Título: Vaticano teria ameaçado punir bispo
Autor: Franco, Berbardo Mello; Éboli, Evandro
Fonte: O Globo, 20/12/2007, O País, p. 14

CNBB soube que Papa poderia mandar carta contra a greve de fome.

BRASÍLIA. Estrela dos comerciais de TV que defendem o fim das obras de transposição do Rio São Francisco, a atriz Letícia Sabatella acompanhou o julgamento no plenário e não conteve as lágrimas quando o ministro Gilmar Mendes anunciou o voto decisivo para a vitória do governo. Depois da sessão, ela comandou um protesto na Praça dos Três Poderes, em frente ao tribunal. De mãos dadas, cerca de 150 trabalhadores rurais, estudantes e religiosos oraram pela vida de dom Luiz Cappio. O ator Osmar Prado acusou o Supremo de decidir com insensibilidade e ignorar a opinião dos movimentos sociais:

- Foi uma decisão técnica e fria. O Supremo seguiu sua tradição de conservadorismo.
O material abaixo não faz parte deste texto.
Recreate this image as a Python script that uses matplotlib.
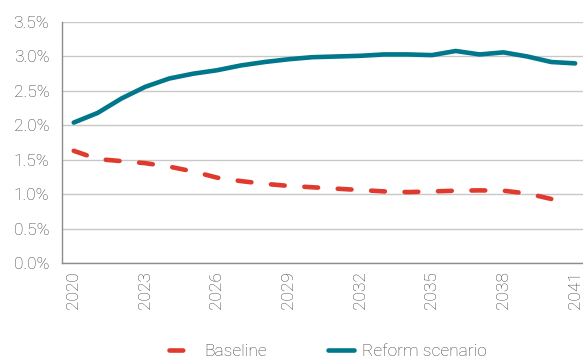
import matplotlib
matplotlib.use("Agg")
import matplotlib.pyplot as plt
from matplotlib.ticker import FuncFormatter

years = list(range(2020, 2042))
baseline_years = list(range(2020, 2041))
baseline = [1.63, 1.51, 1.48, 1.45, 1.40, 1.33, 1.24, 1.19, 1.15, 1.12, 1.10,
            1.08, 1.06, 1.04, 1.03, 1.04, 1.05, 1.055, 1.05, 1.01, 0.93]
reform = [2.04, 2.18, 2.39, 2.56, 2.68, 2.75, 2.80, 2.87, 2.92, 2.96, 2.99,
          3.00, 3.01, 3.03, 3.03, 3.02, 3.08, 3.03, 3.06, 3.00, 2.92, 2.90]
tick_years = list(range(2020, 2042, 3))

RED = "#E03A2E"
TEAL = "#00778B"

plt.rcParams["font.family"] = ["Roboto", "DejaVu Sans"]
plt.rcParams["font.weight"] = "light"

fig = plt.figure(figsize=(5.83, 3.62), dpi=100)
ax = fig.add_axes([0.106, 0.2735, 0.894, 0.6655])

ax.plot(baseline_years, baseline, color=RED, lw=3.3, dashes=(3, 4.3),
        dash_capstyle="round", solid_capstyle="round", label="Baseline")
ax.plot(years, reform, color=TEAL, lw=3.3, solid_capstyle="round",
        label="Reform scenario")

ax.set_xlim(2019.5, 2041.33)
ax.set_ylim(0, 3.5)
ax.set_yticks([i * 0.5 for i in range(8)])
ax.yaxis.set_major_formatter(FuncFormatter(lambda v, _: f"{v:.1f}%"))
ax.set_xticks(tick_years)
ax.set_xticklabels([str(y) for y in tick_years], rotation=90)

ax.grid(axis="y", color="#c8c8c8", lw=1.0)
ax.set_axisbelow(True)
for side in ("top", "right"):
    ax.spines[side].set_visible(False)
for side in ("left", "bottom"):
    ax.spines[side].set_color("#8c8c8c")
    ax.spines[side].set_linewidth(1.0)
ax.tick_params(length=0, labelsize=12.5, colors="#404040")
ax.tick_params(axis="y", pad=9)
ax.tick_params(axis="x", pad=6)

fig.legend(loc="center", bbox_to_anchor=(0.563, 0.03), ncol=2, frameon=False,
           fontsize=12.5, handlelength=1.5, handletextpad=0.5,
           columnspacing=3.5, labelcolor="#404040")

fig.savefig("out.png", dpi=100)
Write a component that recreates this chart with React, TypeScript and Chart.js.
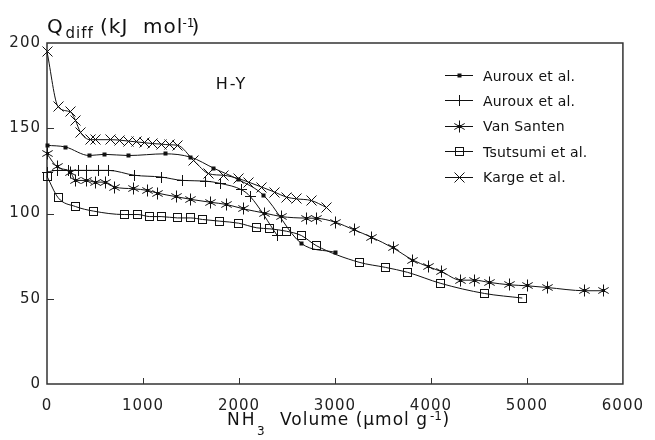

Horas mais tarde, enquanto o governo rompia o diálogo com a Igreja, os militantes que de manhã tinham acompanhado o julgamento foram ao Congresso em busca de apoio. Osmar e Letícia, acompanhados de parlamentares do PSOL, chegaram a entrar no plenário da Câmara para conversar com o presidente Arlindo Chinaglia (PT-SP). No Senado, Letícia foi recebida pelo presidente, Garibaldi Alves (PMDB-RN). O grupo também estendeu uma faixa de apoio a dom Cappio no Salão Verde, área de circulação intensa de deputados e jornalistas.

A desobediência de dom Cappio ao não interromper a greve de fome já tinha levado o caso à cúpula do Vaticano. O assunto era tratado pessoalmente pelo secretário de Estado da Santa Sé, cardeal Tarcísio Bertone, segundo na hierarquia do Vaticano. Segundo bispos brasileiros envolvidos na negociação com o bispo de Barra, a Santa Sé passou a tratar o assunto como um problema de Estado envolvendo governo brasileiro e Vaticano.

Esta semana, a Santa Sé decidiu endurecer o tratamento dado a dom Cappio depois que ele se negou a atender ultimato feito pelo cardeal italiano dom Giovanni Battista Ré, prefeito da Congregação para os Bispos. Segundo influente prelado brasileiro que acompanhava o caso, essa carta foi um recado claro de que a Santa Sé poderia nomear rapidamente um "administrador apostólico" para a diocese de Barra. Ou seja, tirar o poder de dom Cappio como bispo.

Na CNBB, chegou a informação repassada pela Nunciatura Apostólica em Brasília - espécie de embaixada da Santa Sé - de que até já se cogitava uma carta pessoal do papa Bento XVI determinando o fim da greve de Cappio. A avaliação é de que o bispo de Barra extrapolou todos os limites e criou uma crise diplomática para o Vaticano. A Cúria Romana passou a considerar o gesto de Cappio uma posição política que atingia diretamente a soberania do governo brasileiro para tomar suas decisões administrativas. Isso ficou claro no relato feito pelo núncio apostólico dom Lorenzo Baldisseri a autoridades brasileiras.

"Dom Cappio passou de todos os limites"

Também incomodou a desobediência à hierarquia. Da primeira vez em que fez greve de fome, em outubro de 2005, Cappio já havia sido advertido.

- Dom Cappio passou de todos os limites - desabafou um arcebispo.